Problem to solve: Leave the pictures out. Return all other data exactly.

* * * * * * * * *

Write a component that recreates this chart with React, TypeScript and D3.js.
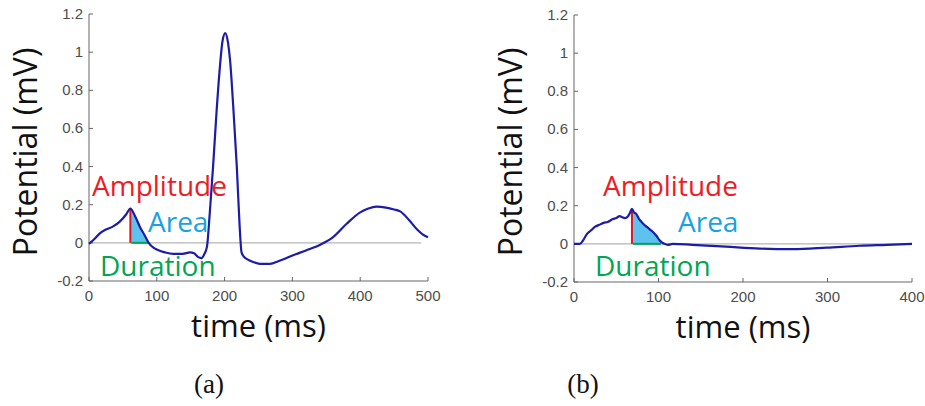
import React from 'react';
import * as d3 from 'd3';

// panel (a) waveform
const timeA = [0, 8, 16, 25, 35, 45, 55, 61, 68, 75, 82, 88, 95, 100, 112, 124, 138, 149, 155, 161, 166, 170, 174, 178, 183, 188, 193, 197, 201, 205, 208, 213, 218, 222, 225, 229, 233, 242, 252, 260, 267, 280, 301, 320, 341, 360, 380, 400, 412, 424, 438, 450, 459, 472, 484, 492, 500];
const potA = [-0.005, 0.02, 0.05, 0.07, 0.085, 0.11, 0.15, 0.18, 0.14, 0.085, 0.04, 0.0, -0.025, -0.035, -0.05, -0.058, -0.058, -0.05, -0.055, -0.075, -0.08, -0.06, -0.02, 0.15, 0.4, 0.68, 0.92, 1.06, 1.1, 1.05, 0.96, 0.7, 0.4, 0.1, -0.05, -0.075, -0.085, -0.1, -0.11, -0.11, -0.11, -0.095, -0.065, -0.04, -0.01, 0.03, 0.1, 0.16, 0.18, 0.19, 0.185, 0.175, 0.165, 0.12, 0.07, 0.045, 0.03];

// panel (b) waveform
const timeB = [0, 7, 11, 15, 20, 25, 30, 35, 40, 46, 50, 54, 57, 60, 64, 66, 68.6, 71, 74, 77, 80, 83, 86, 90, 94, 98, 101, 104, 107, 111, 117, 140, 180, 220, 259, 299, 338, 370, 400];
const potB = [0, 0, 0.02, 0.05, 0.07, 0.09, 0.1, 0.11, 0.115, 0.13, 0.135, 0.145, 0.14, 0.135, 0.145, 0.16, 0.183, 0.165, 0.155, 0.13, 0.115, 0.1, 0.09, 0.075, 0.06, 0.04, 0.02, 0.008, 0, -0.005, 0, -0.005, -0.015, -0.025, -0.028, -0.02, -0.01, -0.005, 0];

const yTicks = [-0.2, 0, 0.2, 0.4, 0.6, 0.8, 1, 1.2];
const xTicksA = [0, 100, 200, 300, 400, 500];
const xTicksB = [0, 100, 200, 300, 400];

// [peak time, zero crossing, duration end]
const markA = [61, 88, 87];
const markB = [68.6, 107, 103];

const LINE = '#1c1ca8';
const AXIS = '#666';
const TICK_TXT = '#4d4d4d';
const SANS = '"Open Sans", sans-serif';

const Panel = ({ times, pots, xTicks, mark, x0, x1, yTop, yBot, zeroEnd, lab, cap }) => {
    const x = d3.scaleLinear().domain([0, xTicks[xTicks.length - 1]]).range([x0, x1]);
    const y = d3.scaleLinear().domain([-0.2, 1.2]).range([yBot, yTop]);
    const pts = times.map((t, i) => [t, pots[i]]);

    const line = d3.line().x((d) => x(d[0])).y((d) => y(d[1])).curve(d3.curveMonotoneX);
    const area = d3
        .area()
        .x((d) => x(d[0]))
        .y0(y(0))
        .y1((d) => y(d[1]))
        .curve(d3.curveMonotoneX);
    const [tPk, tZero, tDur] = mark;
    const vPk = pots[times.indexOf(tPk)];
    const fillPts = pts.filter((d) => d[0] >= tPk && d[0] <= tZero);
    const fmt = (d) => String(+d.toFixed(1));

    return (
        <g>
            {/* zero line */}
            <line x1={x(0)} x2={x(zeroEnd)} y1={y(0)} y2={y(0)} stroke="#b5b5b5" strokeWidth={1.2} />

            {/* axes */}
            <line x1={x0} x2={x0} y1={yTop} y2={yBot} stroke={AXIS} />
            <line x1={x0} x2={x1} y1={yBot} y2={yBot} stroke={AXIS} />
            {yTicks.map((t) => (
                <g key={'y' + t}>
                    <line x1={x0} x2={x0 + 4} y1={y(t)} y2={y(t)} stroke={AXIS} />
                    <text x={x0 - 6} y={y(t) + 5} textAnchor="end" fontSize={15} fill={TICK_TXT} fontFamily="Liberation Sans, Arial">
                        {fmt(t)}
                    </text>
                </g>
            ))}
            {xTicks.map((t) => (
                <g key={'x' + t}>
                    <line x1={x(t)} x2={x(t)} y1={yBot} y2={yBot - 4} stroke={AXIS} />
                    <text x={x(t)} y={yBot + 20} textAnchor="middle" fontSize={15} fill={TICK_TXT} fontFamily="Liberation Sans, Arial">
                        {t}
                    </text>
                </g>
            ))}

            {/* area, amplitude, duration */}
            <path d={area(fillPts)} fill="#5ec2ee" stroke="#5ec2ee" strokeWidth={0.5} />
            <line x1={x(tPk)} x2={x(tPk)} y1={y(0)} y2={y(vPk)} stroke="#e8141c" strokeWidth={2} />
            <line x1={x(tPk) + 1} x2={x(tDur)} y1={y(0)} y2={y(0)} stroke="#00a651" strokeWidth={2} />

            <path d={line(pts)} fill="none" stroke={LINE} strokeWidth={2.2} />

            <text x={lab[0]} y={196} fontSize={28} fill="#ee1c25" fontFamily={SANS}>Amplitude</text>
            <text x={lab[1]} y={232} fontSize={28} fill="#1ba1e2" fontFamily={SANS}>Area</text>
            <text x={lab[2]} y={276} fontSize={28} fill="#00a651" fontFamily={SANS}>Duration</text>

            {/* axis titles */}
            <text transform={`translate(${x0 - 52},152) rotate(-90)`} textAnchor="middle" fontSize={32} fill="#111" fontFamily={SANS}>
                Potential (mV)
            </text>
            <text x={(x0 + x1) / 2} y={yBot + 56} textAnchor="middle" fontSize={31} fill="#111" fontFamily={SANS}>
                time (ms)
            </text>

            <text x={cap} y={393} textAnchor="middle" fontSize={27} fill="#111" fontFamily="Liberation Serif, serif">
                {cap < 400 ? '(a)' : '(b)'}
            </text>
        </g>
    );
};

export default function App() {
    return (
        <div style={{ position: 'fixed', left: 0, top: 0 }}>
            <svg width={925} height={406} style={{ display: 'block', background: '#fff' }}>
                <Panel times={timeA} pots={potA} xTicks={xTicksA} mark={markA} x0={89} x1={428} yTop={14} yBot={281} zeroEnd={490} lab={[92, 148, 100]} cap={209} />
                <Panel times={timeB} pots={potB} xTicks={xTicksB} mark={markB} x0={574} x1={912} yTop={15} yBot={282} zeroEnd={400} lab={[603, 678, 595]} cap={583} />
            </svg>
        </div>
    );
}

* * * * * * * * *

Exercise answer:
Write a component that recreates this chart with React, TypeScript and D3.js.
import React from 'react';
import * as d3 from 'd3';

// panel (a) waveform
const timeA = [0, 8, 16, 25, 35, 45, 55, 61, 68, 75, 82, 88, 95, 100, 112, 124, 138, 149, 155, 161, 166, 170, 174, 178, 183, 188, 193, 197, 201, 205, 208, 213, 218, 222, 225, 229, 233, 242, 252, 260, 267, 280, 301, 320, 341, 360, 380, 400, 412, 424, 438, 450, 459, 472, 484, 492, 500];
const potA = [-0.005, 0.02, 0.05, 0.07, 0.085, 0.11, 0.15, 0.18, 0.14, 0.085, 0.04, 0.0, -0.025, -0.035, -0.05, -0.058, -0.058, -0.05, -0.055, -0.075, -0.08, -0.06, -0.02, 0.15, 0.4, 0.68, 0.92, 1.06, 1.1, 1.05, 0.96, 0.7, 0.4, 0.1, -0.05, -0.075, -0.085, -0.1, -0.11, -0.11, -0.11, -0.095, -0.065, -0.04, -0.01, 0.03, 0.1, 0.16, 0.18, 0.19, 0.185, 0.175, 0.165, 0.12, 0.07, 0.045, 0.03];

// panel (b) waveform
const timeB = [0, 7, 11, 15, 20, 25, 30, 35, 40, 46, 50, 54, 57, 60, 64, 66, 68.6, 71, 74, 77, 80, 83, 86, 90, 94, 98, 101, 104, 107, 111, 117, 140, 180, 220, 259, 299, 338, 370, 400];
const potB = [0, 0, 0.02, 0.05, 0.07, 0.09, 0.1, 0.11, 0.115, 0.13, 0.135, 0.145, 0.14, 0.135, 0.145, 0.16, 0.183, 0.165, 0.155, 0.13, 0.115, 0.1, 0.09, 0.075, 0.06, 0.04, 0.02, 0.008, 0, -0.005, 0, -0.005, -0.015, -0.025, -0.028, -0.02, -0.01, -0.005, 0];

const yTicks = [-0.2, 0, 0.2, 0.4, 0.6, 0.8, 1, 1.2];
const xTicksA = [0, 100, 200, 300, 400, 500];
const xTicksB = [0, 100, 200, 300, 400];

// [peak time, zero crossing, duration end]
const markA = [61, 88, 87];
const markB = [68.6, 107, 103];

const LINE = '#1c1ca8';
const AXIS = '#666';
const TICK_TXT = '#4d4d4d';
const SANS = '"Open Sans", sans-serif';

const Panel = ({ times, pots, xTicks, mark, x0, x1, yTop, yBot, zeroEnd, lab, cap }) => {
    const x = d3.scaleLinear().domain([0, xTicks[xTicks.length - 1]]).range([x0, x1]);
    const y = d3.scaleLinear().domain([-0.2, 1.2]).range([yBot, yTop]);
    const pts = times.map((t, i) => [t, pots[i]]);

    const line = d3.line().x((d) => x(d[0])).y((d) => y(d[1])).curve(d3.curveMonotoneX);
    const area = d3
        .area()
        .x((d) => x(d[0]))
        .y0(y(0))
        .y1((d) => y(d[1]))
        .curve(d3.curveMonotoneX);
    const [tPk, tZero, tDur] = mark;
    const vPk = pots[times.indexOf(tPk)];
    const fillPts = pts.filter((d) => d[0] >= tPk && d[0] <= tZero);
    const fmt = (d) => String(+d.toFixed(1));

    return (
        <g>
            {/* zero line */}
            <line x1={x(0)} x2={x(zeroEnd)} y1={y(0)} y2={y(0)} stroke="#b5b5b5" strokeWidth={1.2} />

            {/* axes */}
            <line x1={x0} x2={x0} y1={yTop} y2={yBot} stroke={AXIS} />
            <line x1={x0} x2={x1} y1={yBot} y2={yBot} stroke={AXIS} />
            {yTicks.map((t) => (
                <g key={'y' + t}>
                    <line x1={x0} x2={x0 + 4} y1={y(t)} y2={y(t)} stroke={AXIS} />
                    <text x={x0 - 6} y={y(t) + 5} textAnchor="end" fontSize={15} fill={TICK_TXT} fontFamily="Liberation Sans, Arial">
                        {fmt(t)}
                    </text>
                </g>
            ))}
            {xTicks.map((t) => (
                <g key={'x' + t}>
                    <line x1={x(t)} x2={x(t)} y1={yBot} y2={yBot - 4} stroke={AXIS} />
                    <text x={x(t)} y={yBot + 20} textAnchor="middle" fontSize={15} fill={TICK_TXT} fontFamily="Liberation Sans, Arial">
                        {t}
                    </text>
                </g>
            ))}

            {/* area, amplitude, duration */}
            <path d={area(fillPts)} fill="#5ec2ee" stroke="#5ec2ee" strokeWidth={0.5} />
            <line x1={x(tPk)} x2={x(tPk)} y1={y(0)} y2={y(vPk)} stroke="#e8141c" strokeWidth={2} />
            <line x1={x(tPk) + 1} x2={x(tDur)} y1={y(0)} y2={y(0)} stroke="#00a651" strokeWidth={2} />

            <path d={line(pts)} fill="none" stroke={LINE} strokeWidth={2.2} />

            <text x={lab[0]} y={196} fontSize={28} fill="#ee1c25" fontFamily={SANS}>Amplitude</text>
            <text x={lab[1]} y={232} fontSize={28} fill="#1ba1e2" fontFamily={SANS}>Area</text>
            <text x={lab[2]} y={276} fontSize={28} fill="#00a651" fontFamily={SANS}>Duration</text>

            {/* axis titles */}
            <text transform={`translate(${x0 - 52},152) rotate(-90)`} textAnchor="middle" fontSize={32} fill="#111" fontFamily={SANS}>
                Potential (mV)
            </text>
            <text x={(x0 + x1) / 2} y={yBot + 56} textAnchor="middle" fontSize={31} fill="#111" fontFamily={SANS}>
                time (ms)
            </text>

            <text x={cap} y={393} textAnchor="middle" fontSize={27} fill="#111" fontFamily="Liberation Serif, serif">
                {cap < 400 ? '(a)' : '(b)'}
            </text>
        </g>
    );
};

export default function App() {
    return (
        <div style={{ position: 'fixed', left: 0, top: 0 }}>
            <svg width={925} height={406} style={{ display: 'block', background: '#fff' }}>
                <Panel times={timeA} pots={potA} xTicks={xTicksA} mark={markA} x0={89} x1={428} yTop={14} yBot={281} zeroEnd={490} lab={[92, 148, 100]} cap={209} />
                <Panel times={timeB} pots={potB} xTicks={xTicksB} mark={markB} x0={574} x1={912} yTop={15} yBot={282} zeroEnd={400} lab={[603, 678, 595]} cap={583} />
            </svg>
        </div>
    );
}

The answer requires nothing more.